YOUR INSTRUCTIONS = Work out how many lines hold "React". Give the number and nothing else.

>> Begin DATA SHOWN

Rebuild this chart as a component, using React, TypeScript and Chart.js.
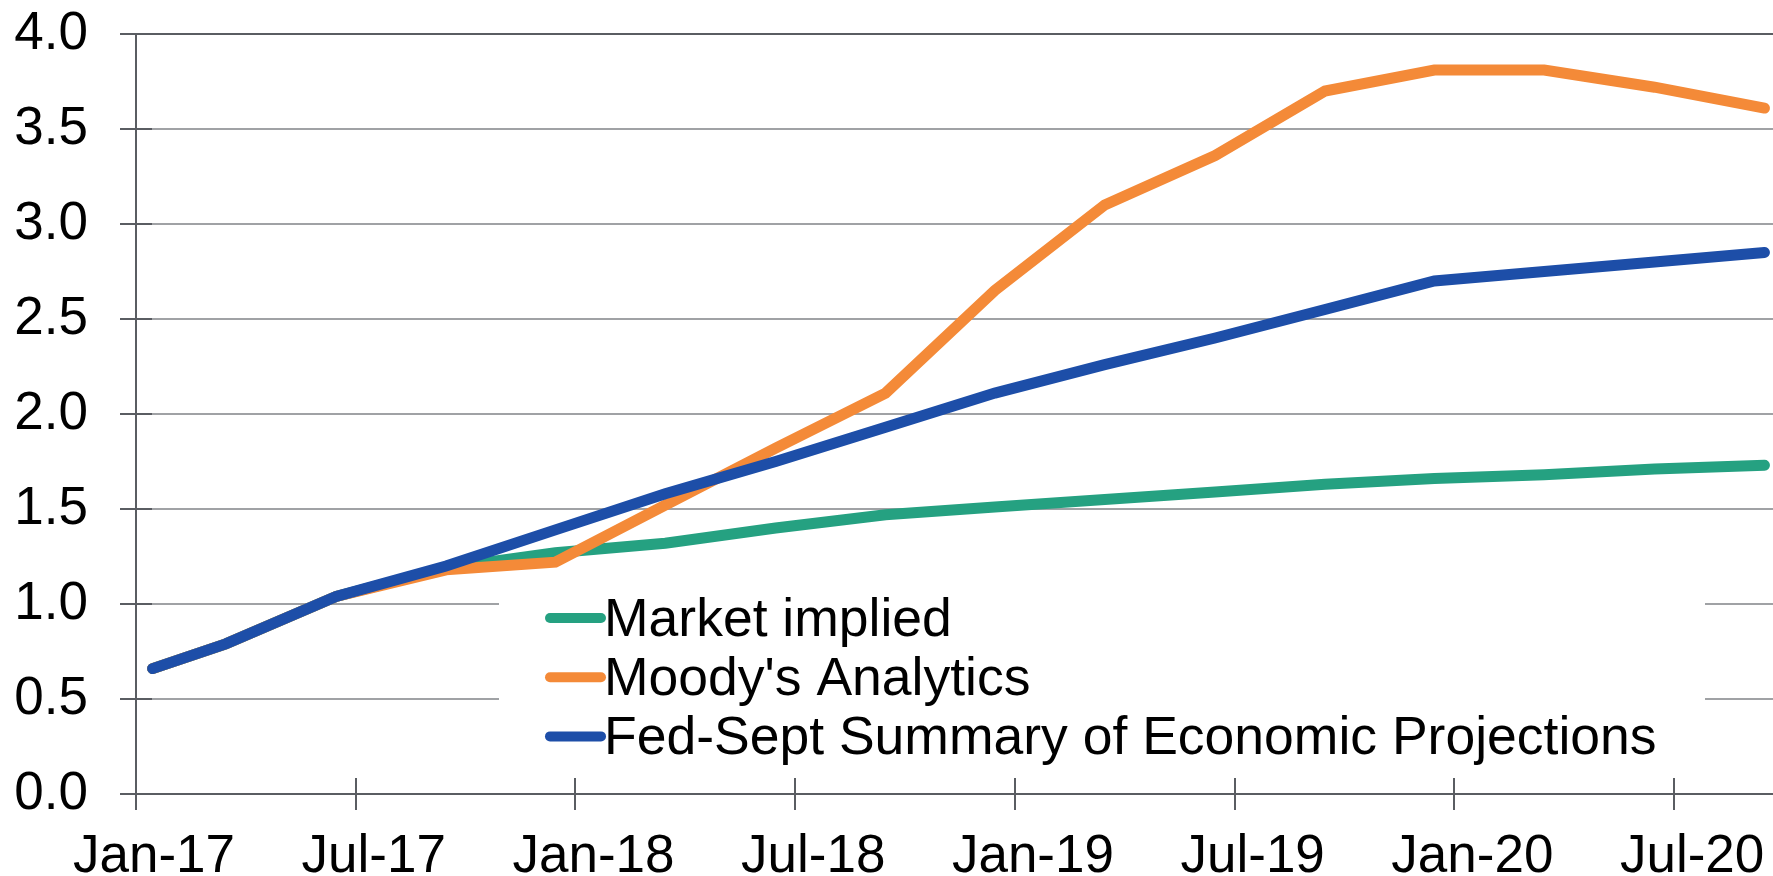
import React, { useEffect, useRef } from 'react';
import { Chart, registerables } from 'chart.js';

Chart.register(...registerables);

// ---- Data ----
const pointDates = [
  '2017-01-15', '2017-03-15', '2017-06-15', '2017-09-15',
  '2017-12-15', '2018-03-15', '2018-06-15', '2018-09-15',
  '2018-12-15', '2019-03-15', '2019-06-15', '2019-09-15',
  '2019-12-15', '2020-03-15', '2020-06-15', '2020-09-15',
];
const marketImplied = [0.66, 0.79, 1.04, 1.19, 1.27, 1.32, 1.40, 1.47, 1.51, 1.55, 1.59, 1.63, 1.66, 1.68, 1.71, 1.73];
const moodysAnalytics = [0.66, 0.79, 1.04, 1.18, 1.22, 1.52, 1.82, 2.11, 2.65, 3.10, 3.36, 3.70, 3.81, 3.81, 3.72, 3.61];
const fedSeptSEP = [0.66, 0.79, 1.04, 1.20, 1.39, 1.58, 1.75, 1.93, 2.11, 2.26, 2.40, 2.55, 2.70, 2.75, 2.80, 2.85];
const seriesLabels = ['Market implied', "Moody's Analytics", 'Fed-Sept Summary of Economic Projections'];
const seriesColors = ['#25a181', '#f48a38', '#1d4ea8'];
const xTickLabels = ['Jan-17', 'Jul-17', 'Jan-18', 'Jul-18', 'Jan-19', 'Jul-19', 'Jan-20', 'Jul-20'];
const yMin = 0;
const yMax = 4;
const yStep = 0.5;

// ---- Styling ----
const FONT = '"Liberation Sans", Arial, Helvetica, sans-serif';
const AXIS_FONT_SIZE = 53;
const LEGEND_FONT_SIZE = 53.5;
const AXIS = '#5a5d62';
const GRID = '#a0a2a5';
const TICK = 16;

const START_YEAR = 2017;
function monthsSinceStart(d: string): number {
  const [y, m, day] = d.split('-').map(Number);
  const dim = new Date(y, m, 0).getDate();
  return (y - START_YEAR) * 12 + (m - 1) + (day - 1) / dim;
}

const axisAndLegendPlugin = {
  id: 'axisAndLegend',
  beforeDatasetsDraw(chart: any) {
    const { ctx, chartArea: a, scales } = chart;
    const xs = scales.x;
    const ys = scales.y;
    ctx.save();

    // legend box (white background hides grid lines)
    const boxL = 499, boxR = 1705, boxT = 585, boxB = 772;
    ctx.fillStyle = '#ffffff';
    ctx.fillRect(boxL, boxT, boxR - boxL, boxB - boxT);

    // axes and crossing tick marks
    ctx.strokeStyle = AXIS;
    ctx.lineWidth = 2;
    ctx.lineCap = 'butt';
    ctx.beginPath();
    ctx.moveTo(a.left, a.top);
    ctx.lineTo(a.left, a.bottom + TICK);
    ctx.moveTo(a.left - TICK, a.bottom);
    ctx.lineTo(a.right, a.bottom);
    ys.ticks.forEach((t: any) => {
      const py = Math.round(ys.getPixelForValue(t.value));
      ctx.moveTo(a.left - TICK, py);
      ctx.lineTo(a.left + TICK, py);
    });
    xs.ticks.forEach((t: any) => {
      const px = Math.round(xs.getPixelForValue(t.value));
      ctx.moveTo(px, a.bottom - TICK);
      ctx.lineTo(px, a.bottom + TICK);
    });
    ctx.stroke();

    // legend entries
    const rowY0 = 618;
    const rowGap = 59.2;
    ctx.font = `${LEGEND_FONT_SIZE}px ${FONT}`;
    ctx.textBaseline = 'alphabetic';
    ctx.textAlign = 'left';
    seriesLabels.forEach((label, i) => {
      const ry = rowY0 + i * rowGap;
      ctx.strokeStyle = seriesColors[i];
      ctx.lineWidth = 10;
      ctx.lineCap = 'round';
      ctx.beginPath();
      ctx.moveTo(550, ry);
      ctx.lineTo(601, ry);
      ctx.stroke();
      ctx.fillStyle = '#000000';
      ctx.fillText(label, 604, ry + 18);
    });
    ctx.restore();
  },
};

export default function App() {
  const canvasRef = useRef<HTMLCanvasElement | null>(null);

  useEffect(() => {
    const canvas = canvasRef.current;
    if (!canvas) return;
    const xs = pointDates.map(monthsSinceStart);
    const series = [marketImplied, moodysAnalytics, fedSeptSEP];
    const drawOrder = [3, 2, 1];
    const tickValues = xTickLabels.map((_, i) => i * 6);

    const chart = new Chart(canvas, {
      type: 'line',
      data: {
        datasets: series.map((vals, i) => ({
          label: seriesLabels[i],
          data: vals.map((v, j) => ({ x: xs[j], y: v })),
          borderColor: seriesColors[i],
          backgroundColor: seriesColors[i],
          borderWidth: 11,
          borderCapStyle: 'round' as const,
          borderJoinStyle: 'miter' as const,
          pointRadius: 0,
          pointHoverRadius: 0,
          tension: 0,
          fill: false,
          order: drawOrder[i],
        })),
      },
      options: {
        animation: false,
        responsive: false,
        maintainAspectRatio: false,
        layout: { padding: { top: 34, right: 0, left: 0, bottom: 0 } },
        plugins: {
          legend: { display: false },
          tooltip: { enabled: false },
          title: { display: false },
        },
        scales: {
          x: {
            type: 'linear',
            min: 0,
            max: 44.7,
            afterBuildTicks: (scale: any) => {
              scale.ticks = tickValues.map((v) => ({ value: v }));
            },
            afterFit: (scale: any) => {
              scale.height = 82;
              scale.paddingLeft = 0;
              scale.paddingRight = 0;
            },
            grid: { display: false, drawTicks: false },
            border: { display: false },
            ticks: {
              autoSkip: false,
              maxRotation: 0,
              minRotation: 0,
              padding: 32,
              labelOffset: 18,
              color: '#000000',
              font: { family: FONT, size: AXIS_FONT_SIZE },
              callback: (v: any) => {
                const idx = Math.round(Number(v) / 6);
                return xTickLabels[idx] ?? '';
              },
            },
          },
          y: {
            type: 'linear',
            min: yMin,
            max: yMax,
            afterFit: (scale: any) => {
              scale.width = 136;
              scale.paddingTop = 0;
              scale.paddingBottom = 0;
            },
            grid: {
              drawTicks: false,
              lineWidth: 2,
              color: (c: any) => (c.tick && (c.tick.value === yMax || c.tick.value === yMin) ? AXIS : GRID),
            },
            border: { display: false },
            ticks: {
              stepSize: yStep,
              padding: 48,
              color: '#000000',
              font: { family: FONT, size: AXIS_FONT_SIZE },
              callback: (v: any) => Number(v).toFixed(1),
            },
          },
        },
      },
      plugins: [axisAndLegendPlugin],
    });
    return () => chart.destroy();
  }, []);

  return (
    <div style={{ position: 'fixed', left: 0, top: 0, width: 1773, height: 876, background: '#ffffff' }}>
      <canvas ref={canvasRef} width={1773} height={876} style={{ display: 'block' }} />
    </div>
  );
}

>> End DATA SHOWN

THE REPLY = 2